Location
- Sahakar Nagar, Shell Colony, Chembur Mumbai, Maharashtra, 400 071 India 19°04′N 72°53′E﻿ / ﻿19.06°N 72.89°E

Information
- School type: Co-education Affiliated school
- Opened: 1958
- Status: Open
- School board: Maharashtra State Board
- School district: Mumbai Suburban District
- Authority: Kerala People's Education Soc.
- Session: Day
- Headmaster: Radhika Lohith
- Enrollment: approx. 2000
- Classes offered: Nursery to S.S.C.
- Language: English, Hindi, Marathi, Malayalam
- Campus type: Urban
- Accreditation: Maharashtra State Board of Secondary and Higher Secondary Education

= Adarsha Vidyalaya =

Adarsha Vidyalaya is an English language school located in Sahakar Nagar, Shell Colony, Chembur, Mumbai, India. Established in 1958, it is run by the Kerala Peoples Education Society (KPES). The school is one of the few in Mumbai that teaches the Malayalam language. Tamil and Urdu are also offered. However, students are expected to speak English while in class.

== Educational Amenities ==
The school has a science lab, computer lab, library, and audio-visual room.

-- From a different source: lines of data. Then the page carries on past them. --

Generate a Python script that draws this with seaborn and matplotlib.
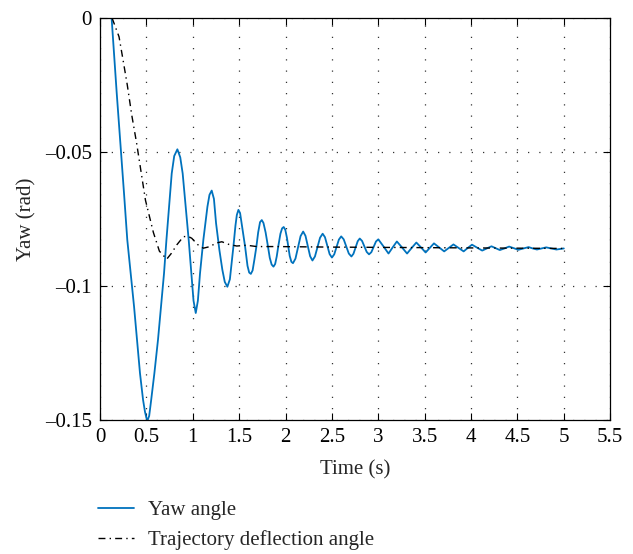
import matplotlib
matplotlib.use("Agg")
import matplotlib.pyplot as plt
import seaborn as sns

# yaw angle readings (s, rad)
yaw_time = [0.125, 0.18, 0.227, 0.26, 0.294, 0.331, 0.367, 0.399, 0.431, 0.464,
            0.485, 0.50, 0.512, 0.53, 0.55, 0.586, 0.625, 0.658, 0.69, 0.716,
            0.745, 0.773, 0.80, 0.834, 0.865, 0.891, 0.924, 0.956, 0.985, 1.008,
            1.032, 1.055, 1.078, 1.114, 1.158, 1.18, 1.204, 1.228, 1.251, 1.287,
            1.319, 1.345, 1.373, 1.40, 1.42, 1.438, 1.46, 1.475, 1.492, 1.51,
            1.53, 1.564, 1.59, 1.608, 1.626, 1.645, 1.665, 1.685, 1.705, 1.725,
            1.744, 1.762, 1.785, 1.807, 1.83, 1.85, 1.87, 1.888, 1.905, 1.925,
            1.945, 1.963, 1.98, 1.997, 2.015, 2.03, 2.045, 2.063, 2.08,
            2.107, 2.135, 2.162, 2.19, 2.215, 2.24, 2.265, 2.29,
            2.317, 2.345, 2.372, 2.40, 2.425, 2.45, 2.475, 2.50,
            2.525, 2.55, 2.575, 2.60, 2.627, 2.655, 2.682, 2.71,
            2.732, 2.755, 2.778, 2.80, 2.825, 2.85, 2.875, 2.90,
            2.925, 2.95, 2.975, 3.00,
            3.055, 3.11, 3.155, 3.20, 3.255, 3.31, 3.36, 3.41, 3.46, 3.51,
            3.555, 3.60, 3.655, 3.71, 3.76, 3.81, 3.865, 3.92, 3.965, 4.01,
            4.065, 4.12, 4.17, 4.22, 4.265, 4.31, 4.36, 4.41, 4.46, 4.51,
            4.565, 4.62, 4.665, 4.71, 4.76, 4.81, 4.865, 4.92, 5.0]
yaw_angle = [0.0, -0.028, -0.05, -0.066, -0.0828, -0.0953, -0.1077, -0.1201, -0.1326, -0.1425,
             -0.1470, -0.1492, -0.1502, -0.1485, -0.1430, -0.1326, -0.1201, -0.1077, -0.0953, -0.0828,
             -0.0704, -0.0580, -0.0515, -0.0490, -0.0520, -0.0580, -0.0704, -0.0828, -0.0953, -0.1055,
             -0.1101, -0.1055, -0.0953, -0.0828, -0.0704, -0.0660, -0.0644, -0.0675, -0.0766, -0.0866,
             -0.0940, -0.0985, -0.1003, -0.0975, -0.0910, -0.0853, -0.0775, -0.0735, -0.0716, -0.0728,
             -0.0775, -0.0853, -0.0925, -0.0950, -0.0955, -0.0942, -0.0900, -0.0855, -0.0800, -0.0762,
             -0.0754, -0.0765, -0.0800, -0.0845, -0.0895, -0.0920, -0.0928, -0.0918, -0.0890, -0.0845,
             -0.0805, -0.0785, -0.0780, -0.0790, -0.0820, -0.0855, -0.0888, -0.0910, -0.0915,
             -0.0898, -0.0856, -0.0814, -0.0797, -0.0813, -0.0851, -0.0889, -0.0905,
             -0.0890, -0.0855, -0.0820, -0.0805, -0.0818, -0.0850, -0.0881, -0.0894,
             -0.0882, -0.0855, -0.0827, -0.0815, -0.0826, -0.0853, -0.0879, -0.0890,
             -0.0880, -0.0857, -0.0833, -0.0823, -0.0832, -0.0853, -0.0873, -0.0882,
             -0.0874, -0.0854, -0.0834, -0.0826,
             -0.0852, -0.0879, -0.0856, -0.0834, -0.0856, -0.0879, -0.0858, -0.0838, -0.0856, -0.0875,
             -0.0858, -0.0841, -0.0856, -0.0871, -0.0858, -0.0845, -0.0858, -0.0871, -0.0858, -0.0846,
             -0.0857, -0.0868, -0.0860, -0.0852, -0.0859, -0.0866, -0.0860, -0.0853, -0.0859, -0.0865,
             -0.0860, -0.0855, -0.0860, -0.0864, -0.0860, -0.0856, -0.0860, -0.0864, -0.0860]

# trajectory deflection angle readings
traj_time = [0.13, 0.205, 0.245, 0.294, 0.342, 0.395, 0.49, 0.575, 0.64, 0.719,
             0.77, 0.827, 0.899, 0.95, 0.989, 1.05, 1.114, 1.186, 1.25, 1.313,
             1.39, 1.474, 1.58, 1.69, 1.905, 2.5, 3.0, 4.0, 5.0]
traj_angle = [0.0, -0.007, -0.015, -0.025, -0.0362, -0.0468, -0.068, -0.080, -0.087, -0.090,
              -0.0878, -0.0847, -0.0816, -0.0815, -0.0822, -0.0845, -0.0859, -0.0853, -0.0840, -0.0835,
              -0.0845, -0.0851, -0.0848, -0.0853, -0.0853, -0.0855, -0.0856, -0.0858, -0.0860]

x_ticks = [0, 0.5, 1, 1.5, 2, 2.5, 3, 3.5, 4, 4.5, 5, 5.5]
y_ticks = [0, -0.05, -0.1, -0.15]

sns.set_style("ticks")
plt.rcParams['font.family'] = ['Liberation Serif', 'DejaVu Serif']
plt.rcParams['font.size'] = 15

fig = plt.figure(figsize=(6.33, 5.54), dpi=100)
ax = fig.add_axes([0.158, 0.242, 0.806, 0.7255])

sns.lineplot(x=yaw_time, y=yaw_angle, ax=ax, color="#0072BD", linewidth=1.3,
             sort=False, label="Yaw angle")
sns.lineplot(x=traj_time, y=traj_angle, ax=ax, color="black", linewidth=1.0,
             linestyle=(0, (5, 3, 1, 3)), sort=False,
             label="Trajectory deflection angle")

ax.set_xlim(0, 5.5)
ax.set_ylim(-0.15, 0)
ax.set_xticks(x_ticks)
ax.set_yticks(y_ticks)
ax.set_xticklabels(["%g" % v for v in x_ticks])
ax.set_yticklabels(["%g" % v if v == 0 else "\u2013%g" % abs(v) for v in y_ticks])
ax.tick_params(direction="in", top=True, right=True, length=5, width=0.8,
               labelsize=15, colors="black", pad=6)
for s in ax.spines.values():
    s.set_color("black")
    s.set_linewidth(0.9)
ax.grid(True, linestyle=(0, (1, 8)), linewidth=0.9, color="#333333")

ax.set_xlabel("Time (s)", fontsize=15, labelpad=9)
ax.set_ylabel("Yaw (rad)", fontsize=15, labelpad=6)

handles, labels = ax.get_legend_handles_labels()
ax.get_legend().remove()
fig.legend(handles, labels, loc="upper left", bbox_to_anchor=(0.155, 0.097),
           frameon=False, fontsize=15, handlelength=1.7, handletextpad=0.7,
           labelspacing=0.5, borderpad=0, borderaxespad=0)

fig.savefig("out.png", dpi=100)
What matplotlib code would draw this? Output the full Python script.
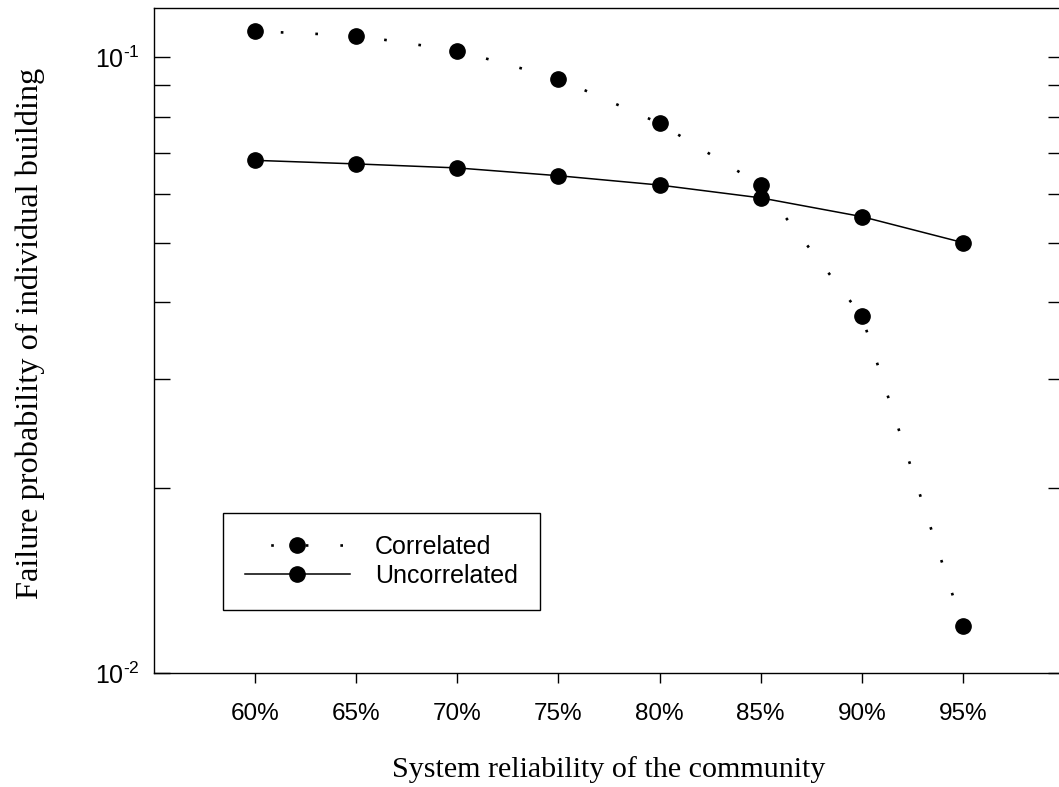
import numpy as np
import matplotlib
matplotlib.use("Agg")
import matplotlib.pyplot as plt
from matplotlib.ticker import FixedLocator, FixedFormatter, NullFormatter

# System reliability levels (%) and failure probability of a single building
reliability = [60, 65, 70, 75, 80, 85, 90, 95]
correlated = [0.1102, 0.1084, 0.1025, 0.0923, 0.0781, 0.0620, 0.0380, 0.0119]
uncorrelated = [0.0680, 0.0671, 0.0661, 0.0642, 0.0620, 0.0591, 0.0551, 0.0500]

xtick_labels = ["60%", "65%", "70%", "75%", "80%", "85%", "90%", "95%"]
ymajor = [0.01, 0.1]
ymajor_labels = [r"$\mathregular{10^{\text{-}2}}$", r"$\mathregular{10^{\text{-}1}}$"]
yminor = [0.02, 0.03, 0.04, 0.05, 0.06, 0.07, 0.08, 0.09]

plt.rcParams["font.family"] = ["Liberation Sans", "DejaVu Sans"]
plt.rcParams["mathtext.fontset"] = "custom"
plt.rcParams["mathtext.rm"] = "Liberation Sans"
plt.rcParams["lines.scale_dashes"] = False

fig = plt.figure(figsize=(10.59, 7.87), dpi=100)
ax = fig.add_axes([154 / 1059, 114 / 787, 910 / 1059, 665 / 787])

ax.plot(reliability, correlated, color="black", lw=1.9,
        linestyle=(6.4, (1.9, 23.0)), marker="o", markersize=11,
        label="Correlated")
ax.plot(reliability, uncorrelated, color="black", lw=1.1,
        marker="o", markersize=11, label="Uncorrelated")

ax.set_yscale("log")
ax.set_xlim(55, 100)
ax.set_ylim(0.01, 0.1202)

ax.xaxis.set_major_locator(FixedLocator(reliability))
ax.xaxis.set_major_formatter(FixedFormatter(xtick_labels))
ax.yaxis.set_major_locator(FixedLocator(ymajor))
ax.yaxis.set_major_formatter(FixedFormatter(ymajor_labels))
ax.yaxis.set_minor_locator(FixedLocator(yminor))
ax.yaxis.set_minor_formatter(NullFormatter())

ax.tick_params(axis="x", which="major", direction="out", length=7.2,
               width=1.0, labelsize=17.5, pad=14.5)
ax.tick_params(axis="y", which="both", direction="in", length=11.5,
               width=1.0, left=True, right=True, labelsize=18, pad=10)

for s in ax.spines.values():
    s.set_linewidth(1.0)

ax.set_xlabel("System reliability of the community",
              family="Liberation Serif", fontsize=21.6)
ax.xaxis.set_label_coords(0.5, -0.1564)
ax.xaxis.label.set_va("baseline")

ax.set_ylabel("Failure probability of individual building",
              family="Liberation Serif", fontsize=23.3)
ax.yaxis.set_label_coords(-0.1275, 0.5105)
ax.yaxis.label.set_va("baseline")
ax.yaxis.label.set_rotation_mode("anchor")

leg = ax.legend(loc="upper left", bbox_to_anchor=(0.0758, 0.241),
                fontsize=18, frameon=True, fancybox=False, framealpha=1,
                edgecolor="black", borderpad=0.88, labelspacing=0.2,
                handlelength=4.2, handletextpad=1.0, borderaxespad=0)
leg.get_frame().set_linewidth(1.0)

fig.savefig("out.png", dpi=100, facecolor="white")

==Extracurricular Activities==
Adarsha Vidyalaya elects a head boy and head girl every year. The school celebrates Indian Independence Day, Republic Day, Teacher's Day, Children's Day, and Christmas. The institution has participated in interscholastic sports, elocution, science exhibitions, drawing, dance, and various other cultural activities. Adarsha Vidyalaya also publishes a school magazine annually.